Este lema, que hoy ocuparía con razón titulares en los medios de comunicación como ejemplo de lo que no debe ser la enseñanza, si no con alguna consideración de tipo penal añadida, puede aplicarse sin embargo a lo que practica nuestro país en el contexto europeo a la hora de presentar los resultados del cumplimiento de las directivas europeas de medio ambiente.

Hace unos días un titular de prensa, muy expresivo, anunciaba una nueva multa de 22 millones de euros al Estado español por el incumplimiento de la Directiva de depuración de aguas residuales que se aprobó en 1991. Nuestro país, que rara vez cumple los plazos de adaptación y aplicación de estas normativas europeas en materia ambiental, paga multas todos los años. En este caso concreto, porque todavía hay nueve poblaciones de más de 15.000 habitantes que no depuran correctamente sus aguas residuales urbanas, entre ellas, localidades como Nerja, Matalascañas o Gijón. Y la previsión es que esta factura siga creciendo hasta el año 2022 al no estar licitadas aún las obras de construcción o mejora de las plantas depuradoras.

La Unión Europea en estas cosas es tajante, afortunadamente. Si no se cumplen los plazos, a pagar la multa. Las aguas depuradas van a ser el gran eje de planificación del agua en nuestro país durante las próximas décadas.

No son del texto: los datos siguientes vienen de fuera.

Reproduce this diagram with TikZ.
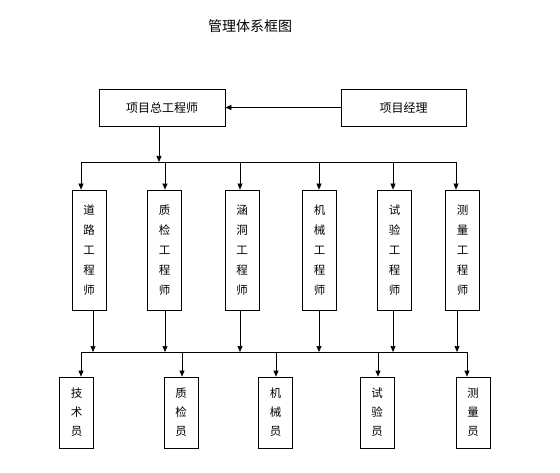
\documentclass[tikz,border=0pt]{standalone}
\usepackage{fontspec}
\setmainfont{Noto Sans CJK SC}
\usetikzlibrary{arrows.meta}
\begin{document}
\begin{tikzpicture}[x=1pt,y=-1pt,
  box/.style={draw=black,line width=0.7pt,inner sep=0pt,font=\fontsize{12}{14}\selectfont},
  topbox/.style={box,minimum width=126pt,minimum height=37pt},
  midbox/.style={box,minimum width=34pt,minimum height=120pt,align=center,font=\fontsize{11.5}{20}\selectfont},
  lowbox/.style={box,minimum width=34pt,minimum height=71pt,align=center,font=\fontsize{11.5}{19}\selectfont},
  conn/.style={draw=black,line width=0.7pt},
  arr/.style={conn,-{Triangle[length=6pt,width=5pt]}}]
\useasboundingbox (0,0) rectangle (560,473);
\node[font=\fontsize{14}{16}\selectfont] (title) at (250,26) {管理体系框图};
% top
\node[topbox] (pe) at (162,107.5) {\raisebox{-3pt}{项目总工程师}};
\node[topbox,minimum width=125pt] (pm) at (403.5,107.5) {\raisebox{-3pt}{项目经理}};
\draw[arr] (pm.west) -- (pe.east);
% middle boxes
\node[midbox] (e1) at (89,250) {道\\路\\工\\程\\师};
\node[midbox] (e2) at (164.5,250) {质\\检\\工\\程\\师};
\node[midbox] (e3) at (242,250) {涵\\洞\\工\\程\\师};
\node[midbox] (e4) at (319.5,250) {机\\械\\工\\程\\师};
\node[midbox] (e5) at (394.5,250) {试\\验\\工\\程\\师};
\node[midbox] (e6) at (462.5,250) {测\\量\\工\\程\\师};
% bus 1
\coordinate (t0) at (159,162);
\coordinate (t1) at (81,162);
\coordinate (t2) at (165,162);
\coordinate (t3) at (240,162);
\coordinate (t4) at (319,162);
\coordinate (t5) at (393,162);
\coordinate (t6) at (456,162);
\draw[arr] (t0 |- pe.south) -- (t0);
\draw[conn] (t1) -- (t6);
\foreach \i in {1,...,6} \draw[arr] (t\i) -- (t\i |- e\i.north);
% bus 2
\coordinate (u1) at (93,352);
\coordinate (u2) at (165,352);
\coordinate (u3) at (240,352);
\coordinate (u4) at (319,352);
\coordinate (u5) at (393,352);
\coordinate (u6) at (457,352);
\foreach \i in {1,...,6} \draw[arr] (u\i |- e\i.south) -- (u\i);
% lower boxes
\node[lowbox] (s1) at (76.5,412.5) {技\\术\\员};
\node[lowbox] (s2) at (181,412.5) {质\\检\\员};
\node[lowbox] (s3) at (275.5,412.5) {机\\械\\员};
\node[lowbox] (s4) at (377,412.5) {试\\验\\员};
\node[lowbox] (s5) at (473,412.5) {测\\量\\员};
\coordinate (v1) at (81,352);
\coordinate (v2) at (182,352);
\coordinate (v3) at (276,352);
\coordinate (v4) at (378,352);
\coordinate (v5) at (467,352);
\draw[conn] (v1) -- (v5);
\foreach \i in {1,...,5} \draw[arr] (v\i) -- (v\i |- s\i.north);
\end{tikzpicture}
\end{document}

En un contexto de calentamiento climático, donde los trasvases ya no tienen cabida, pese a lo que digan algunos, los recursos no convencionales son la baza para sufragar las demandas existentes o las que puedan sumarse en el futuro. Y la propia Directiva europea de depuración se quedó corta en su día. Debería haber exigido un nivel de depuración de tipo terciario o más avanzado incluso. Para poder reutilizar en toda España el cien por cien de las aguas residuales urbanas para usos diversos: agrarios, industriales, de ocio.